*The request*.
Copy every line of the material below word for word.

>> Begin Data block

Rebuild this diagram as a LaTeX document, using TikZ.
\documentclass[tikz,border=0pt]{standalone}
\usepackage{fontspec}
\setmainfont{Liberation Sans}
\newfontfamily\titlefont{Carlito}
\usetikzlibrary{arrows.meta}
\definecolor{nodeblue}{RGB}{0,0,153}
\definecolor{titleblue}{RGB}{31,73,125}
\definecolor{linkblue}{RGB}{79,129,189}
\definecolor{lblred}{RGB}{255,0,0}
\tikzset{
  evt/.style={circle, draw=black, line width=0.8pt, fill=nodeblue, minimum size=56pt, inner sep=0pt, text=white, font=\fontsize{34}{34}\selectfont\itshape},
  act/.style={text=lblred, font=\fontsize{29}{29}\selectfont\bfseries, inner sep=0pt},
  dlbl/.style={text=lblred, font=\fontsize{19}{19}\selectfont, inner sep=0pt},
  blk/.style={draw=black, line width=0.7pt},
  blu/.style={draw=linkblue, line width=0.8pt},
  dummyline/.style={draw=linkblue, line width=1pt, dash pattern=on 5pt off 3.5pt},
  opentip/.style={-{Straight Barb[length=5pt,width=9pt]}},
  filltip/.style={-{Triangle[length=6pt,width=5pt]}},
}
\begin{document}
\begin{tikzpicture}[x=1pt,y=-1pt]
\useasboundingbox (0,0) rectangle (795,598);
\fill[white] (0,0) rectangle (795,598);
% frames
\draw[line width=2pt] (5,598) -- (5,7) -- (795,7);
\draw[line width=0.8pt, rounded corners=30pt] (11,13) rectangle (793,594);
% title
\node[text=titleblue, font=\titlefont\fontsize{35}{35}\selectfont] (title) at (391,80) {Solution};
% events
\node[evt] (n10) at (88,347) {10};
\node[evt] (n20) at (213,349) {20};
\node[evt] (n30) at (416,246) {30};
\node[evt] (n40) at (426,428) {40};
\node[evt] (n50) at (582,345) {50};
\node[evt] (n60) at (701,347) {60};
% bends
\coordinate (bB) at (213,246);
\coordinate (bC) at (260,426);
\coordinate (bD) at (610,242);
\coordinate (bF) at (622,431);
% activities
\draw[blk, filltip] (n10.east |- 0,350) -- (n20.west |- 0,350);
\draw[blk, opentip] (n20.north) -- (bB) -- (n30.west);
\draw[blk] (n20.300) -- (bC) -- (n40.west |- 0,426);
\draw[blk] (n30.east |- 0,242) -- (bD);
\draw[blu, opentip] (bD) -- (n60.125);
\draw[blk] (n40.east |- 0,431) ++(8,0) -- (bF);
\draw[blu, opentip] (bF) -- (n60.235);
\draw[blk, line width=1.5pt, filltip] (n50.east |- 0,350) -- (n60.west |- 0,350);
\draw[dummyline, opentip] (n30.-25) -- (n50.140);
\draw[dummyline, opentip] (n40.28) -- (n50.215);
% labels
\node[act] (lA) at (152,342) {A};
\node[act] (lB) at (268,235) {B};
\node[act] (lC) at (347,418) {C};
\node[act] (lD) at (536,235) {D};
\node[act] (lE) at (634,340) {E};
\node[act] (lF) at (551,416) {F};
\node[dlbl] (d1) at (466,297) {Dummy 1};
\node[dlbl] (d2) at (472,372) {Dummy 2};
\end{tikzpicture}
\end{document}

>> End Data block

*Exercise result*.
Rebuild this diagram as a LaTeX document, using TikZ.
\documentclass[tikz,border=0pt]{standalone}
\usepackage{fontspec}
\setmainfont{Liberation Sans}
\newfontfamily\titlefont{Carlito}
\usetikzlibrary{arrows.meta}
\definecolor{nodeblue}{RGB}{0,0,153}
\definecolor{titleblue}{RGB}{31,73,125}
\definecolor{linkblue}{RGB}{79,129,189}
\definecolor{lblred}{RGB}{255,0,0}
\tikzset{
  evt/.style={circle, draw=black, line width=0.8pt, fill=nodeblue, minimum size=56pt, inner sep=0pt, text=white, font=\fontsize{34}{34}\selectfont\itshape},
  act/.style={text=lblred, font=\fontsize{29}{29}\selectfont\bfseries, inner sep=0pt},
  dlbl/.style={text=lblred, font=\fontsize{19}{19}\selectfont, inner sep=0pt},
  blk/.style={draw=black, line width=0.7pt},
  blu/.style={draw=linkblue, line width=0.8pt},
  dummyline/.style={draw=linkblue, line width=1pt, dash pattern=on 5pt off 3.5pt},
  opentip/.style={-{Straight Barb[length=5pt,width=9pt]}},
  filltip/.style={-{Triangle[length=6pt,width=5pt]}},
}
\begin{document}
\begin{tikzpicture}[x=1pt,y=-1pt]
\useasboundingbox (0,0) rectangle (795,598);
\fill[white] (0,0) rectangle (795,598);
% frames
\draw[line width=2pt] (5,598) -- (5,7) -- (795,7);
\draw[line width=0.8pt, rounded corners=30pt] (11,13) rectangle (793,594);
% title
\node[text=titleblue, font=\titlefont\fontsize{35}{35}\selectfont] (title) at (391,80) {Solution};
% events
\node[evt] (n10) at (88,347) {10};
\node[evt] (n20) at (213,349) {20};
\node[evt] (n30) at (416,246) {30};
\node[evt] (n40) at (426,428) {40};
\node[evt] (n50) at (582,345) {50};
\node[evt] (n60) at (701,347) {60};
% bends
\coordinate (bB) at (213,246);
\coordinate (bC) at (260,426);
\coordinate (bD) at (610,242);
\coordinate (bF) at (622,431);
% activities
\draw[blk, filltip] (n10.east |- 0,350) -- (n20.west |- 0,350);
\draw[blk, opentip] (n20.north) -- (bB) -- (n30.west);
\draw[blk] (n20.300) -- (bC) -- (n40.west |- 0,426);
\draw[blk] (n30.east |- 0,242) -- (bD);
\draw[blu, opentip] (bD) -- (n60.125);
\draw[blk] (n40.east |- 0,431) ++(8,0) -- (bF);
\draw[blu, opentip] (bF) -- (n60.235);
\draw[blk, line width=1.5pt, filltip] (n50.east |- 0,350) -- (n60.west |- 0,350);
\draw[dummyline, opentip] (n30.-25) -- (n50.140);
\draw[dummyline, opentip] (n40.28) -- (n50.215);
% labels
\node[act] (lA) at (152,342) {A};
\node[act] (lB) at (268,235) {B};
\node[act] (lC) at (347,418) {C};
\node[act] (lD) at (536,235) {D};
\node[act] (lE) at (634,340) {E};
\node[act] (lF) at (551,416) {F};
\node[dlbl] (d1) at (466,297) {Dummy 1};
\node[dlbl] (d2) at (472,372) {Dummy 2};
\end{tikzpicture}
\end{document}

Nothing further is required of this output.